**YOUR GOAL**
Leave out the images; return the rest of the data exactly.

----------

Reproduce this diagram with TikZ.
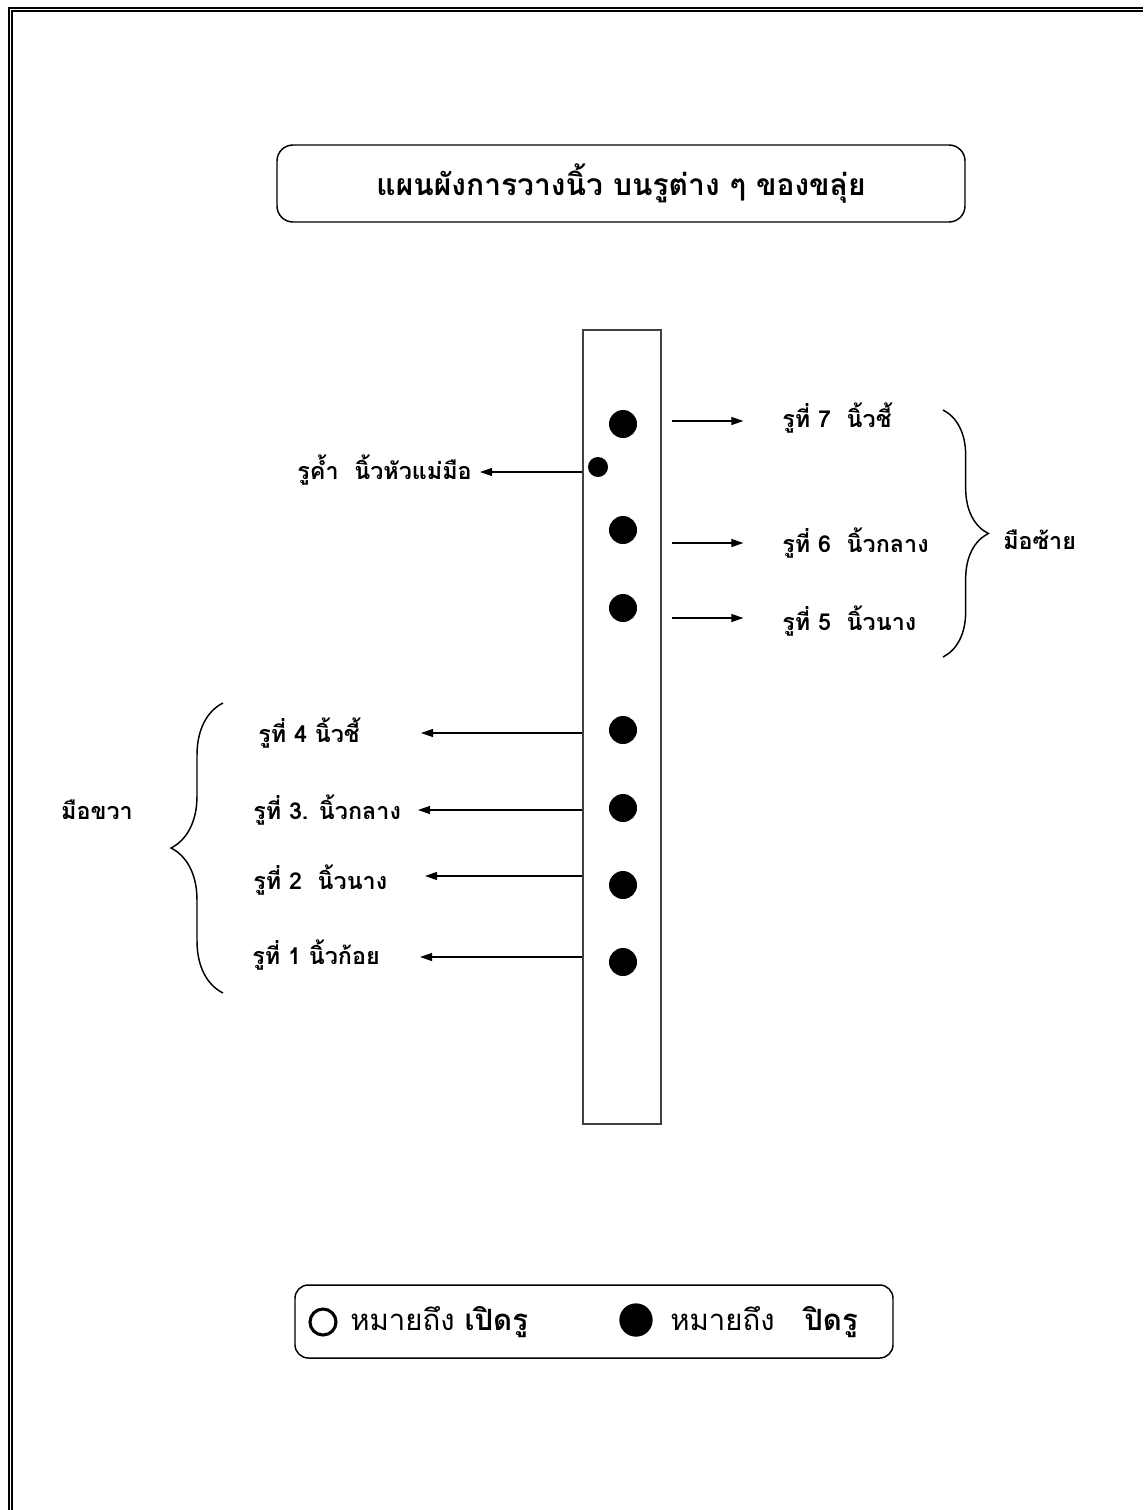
\documentclass[tikz,border=0pt]{standalone}
\usepackage{fontspec}
\newfontfamily\thaifont[Script=Thai]{Loma}
\usepackage{tikz}
\usetikzlibrary{arrows.meta,calc,positioning,decorations.pathreplacing}

\tikzset{
  hole/.style={circle,fill=black,inner sep=0pt,minimum size=21pt},
  lbl/.style={font=\thaifont\bfseries\fontsize{17.5}{20}\selectfont,inner sep=0pt},
  leg/.style={font=\thaifont\fontsize{22}{24}\selectfont,inner sep=0pt},
  arr/.style={-{Triangle[length=9pt,width=6pt]},line width=0.9pt},
  brc/.style={decorate,decoration={brace,amplitude=#1},line width=1.1pt},
  frame/.style={line width=1.5pt}
}

\begin{document}
\begin{tikzpicture}[x=0.75pt,y=-0.75pt]
\useasboundingbox (0,0) rectangle (1143,1510);
% page frame (double line, left and top)
\draw[frame] (8.5,1510) -- (8.5,7.5) -- (1143,7.5);
\draw[frame] (11.5,1510) -- (11.5,10.5) -- (1143,10.5);

% title
\node[draw,rounded corners=12pt,line width=1.1pt,minimum width=516pt,minimum height=57.75pt,
  font=\thaifont\bfseries\fontsize{22.5}{24}\selectfont] (title) at (621,183.5)
  {แผนผังการวางนิ้ว บนรูต่าง ๆ ของขลุ่ย};

% flute body and holes
\node[draw=black!75,line width=1.6pt,minimum width=58.5pt,minimum height=595.5pt,inner sep=0pt] (flute) at (622,727) {};
\foreach \n/\y in {7/424,6/530,5/608,4/730,3/808,2/885,1/962}
  \node[hole] (h\n) at (623,\y) {};
\node[hole,minimum size=15pt] (h0) at (598,467) {};

% left hand: holes 7 6 5
\node[lbl,anchor=west] (l7) at (782,418) {รูที่ 7\ \ นิ้วชี้};
\node[lbl,anchor=west] (l6) at (782,543) {รูที่ 6\ \ นิ้วกลาง};
\node[lbl,anchor=west] (l5) at (782,621) {รูที่ 5\ \ นิ้วนาง};
\foreach \n/\y in {7/421,6/543,5/618} {
  \coordinate (s\n) at (672,\y);
  \draw[arr,shorten >=29pt] (s\n) -- (s\n -| l\n.west);
}
\coordinate (rb1) at (943,410);
\coordinate (rb2) at (943,657);
\draw[brc=34pt] (rb1) -- (rb2);
\node[lbl,anchor=west] (lefthand) at (1003,540) {มือซ้าย};

% thumb hole
\node[lbl,anchor=east] (l0) at (472,470) {รูค้ำ\ \ นิ้วหัวแม่มือ};
\coordinate (t0) at (480,472);
\draw[arr] (flute.west |- t0) -- (t0);

% right hand: holes 4 3 2 1
\node[lbl,anchor=west] (l4) at (258,733) {รูที่ 4 นิ้วชี้};
\node[lbl,anchor=west] (l3) at (253,810) {รูที่ 3. นิ้วกลาง};
\node[lbl,anchor=west] (l2) at (253,880) {รูที่\ 2\ \ นิ้วนาง};
\node[lbl,anchor=west] (l1) at (252,955) {รูที่\ 1 นิ้วก้อย};
\foreach \n/\y/\x in {4/733/421,3/810/418,2/876/425,1/957/420} {
  \coordinate (t\n) at (\x,\y);
  \draw[arr] (flute.west |- t\n) -- (t\n);
}
\coordinate (lb1) at (223,993);
\coordinate (lb2) at (223,703);
\draw[brc=39pt] (lb1) -- (lb2);
\node[lbl] (righthand) at (97,810) {มือขวา};

% legend
\node[draw,rounded corners=10pt,line width=1.1pt,minimum width=448.5pt,minimum height=54.75pt] (legend) at (594,1321.5) {};
\node[circle,draw,line width=2.3pt,minimum size=19.5pt,inner sep=0pt] (open) at (323,1322) {};
\node[leg,anchor=west] (opentxt) at (350,1322) {หมายถึง \textbf{เปิดรู}};
\node[hole,minimum size=25pt] (shut) at (636,1320) {};
\node[leg,anchor=west] (shuttxt) at (670,1322) {หมายถึง\ \ \ \textbf{ปิดรู}};
\end{tikzpicture}
\end{document}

----------

**FULL RESPONSE**
Reproduce this diagram with TikZ.
\documentclass[tikz,border=0pt]{standalone}
\usepackage{fontspec}
\newfontfamily\thaifont[Script=Thai]{Loma}
\usepackage{tikz}
\usetikzlibrary{arrows.meta,calc,positioning,decorations.pathreplacing}

\tikzset{
  hole/.style={circle,fill=black,inner sep=0pt,minimum size=21pt},
  lbl/.style={font=\thaifont\bfseries\fontsize{17.5}{20}\selectfont,inner sep=0pt},
  leg/.style={font=\thaifont\fontsize{22}{24}\selectfont,inner sep=0pt},
  arr/.style={-{Triangle[length=9pt,width=6pt]},line width=0.9pt},
  brc/.style={decorate,decoration={brace,amplitude=#1},line width=1.1pt},
  frame/.style={line width=1.5pt}
}

\begin{document}
\begin{tikzpicture}[x=0.75pt,y=-0.75pt]
\useasboundingbox (0,0) rectangle (1143,1510);
% page frame (double line, left and top)
\draw[frame] (8.5,1510) -- (8.5,7.5) -- (1143,7.5);
\draw[frame] (11.5,1510) -- (11.5,10.5) -- (1143,10.5);

% title
\node[draw,rounded corners=12pt,line width=1.1pt,minimum width=516pt,minimum height=57.75pt,
  font=\thaifont\bfseries\fontsize{22.5}{24}\selectfont] (title) at (621,183.5)
  {แผนผังการวางนิ้ว บนรูต่าง ๆ ของขลุ่ย};

% flute body and holes
\node[draw=black!75,line width=1.6pt,minimum width=58.5pt,minimum height=595.5pt,inner sep=0pt] (flute) at (622,727) {};
\foreach \n/\y in {7/424,6/530,5/608,4/730,3/808,2/885,1/962}
  \node[hole] (h\n) at (623,\y) {};
\node[hole,minimum size=15pt] (h0) at (598,467) {};

% left hand: holes 7 6 5
\node[lbl,anchor=west] (l7) at (782,418) {รูที่ 7\ \ นิ้วชี้};
\node[lbl,anchor=west] (l6) at (782,543) {รูที่ 6\ \ นิ้วกลาง};
\node[lbl,anchor=west] (l5) at (782,621) {รูที่ 5\ \ นิ้วนาง};
\foreach \n/\y in {7/421,6/543,5/618} {
  \coordinate (s\n) at (672,\y);
  \draw[arr,shorten >=29pt] (s\n) -- (s\n -| l\n.west);
}
\coordinate (rb1) at (943,410);
\coordinate (rb2) at (943,657);
\draw[brc=34pt] (rb1) -- (rb2);
\node[lbl,anchor=west] (lefthand) at (1003,540) {มือซ้าย};

% thumb hole
\node[lbl,anchor=east] (l0) at (472,470) {รูค้ำ\ \ นิ้วหัวแม่มือ};
\coordinate (t0) at (480,472);
\draw[arr] (flute.west |- t0) -- (t0);

% right hand: holes 4 3 2 1
\node[lbl,anchor=west] (l4) at (258,733) {รูที่ 4 นิ้วชี้};
\node[lbl,anchor=west] (l3) at (253,810) {รูที่ 3. นิ้วกลาง};
\node[lbl,anchor=west] (l2) at (253,880) {รูที่\ 2\ \ นิ้วนาง};
\node[lbl,anchor=west] (l1) at (252,955) {รูที่\ 1 นิ้วก้อย};
\foreach \n/\y/\x in {4/733/421,3/810/418,2/876/425,1/957/420} {
  \coordinate (t\n) at (\x,\y);
  \draw[arr] (flute.west |- t\n) -- (t\n);
}
\coordinate (lb1) at (223,993);
\coordinate (lb2) at (223,703);
\draw[brc=39pt] (lb1) -- (lb2);
\node[lbl] (righthand) at (97,810) {มือขวา};

% legend
\node[draw,rounded corners=10pt,line width=1.1pt,minimum width=448.5pt,minimum height=54.75pt] (legend) at (594,1321.5) {};
\node[circle,draw,line width=2.3pt,minimum size=19.5pt,inner sep=0pt] (open) at (323,1322) {};
\node[leg,anchor=west] (opentxt) at (350,1322) {หมายถึง \textbf{เปิดรู}};
\node[hole,minimum size=25pt] (shut) at (636,1320) {};
\node[leg,anchor=west] (shuttxt) at (670,1322) {หมายถึง\ \ \ \textbf{ปิดรู}};
\end{tikzpicture}
\end{document}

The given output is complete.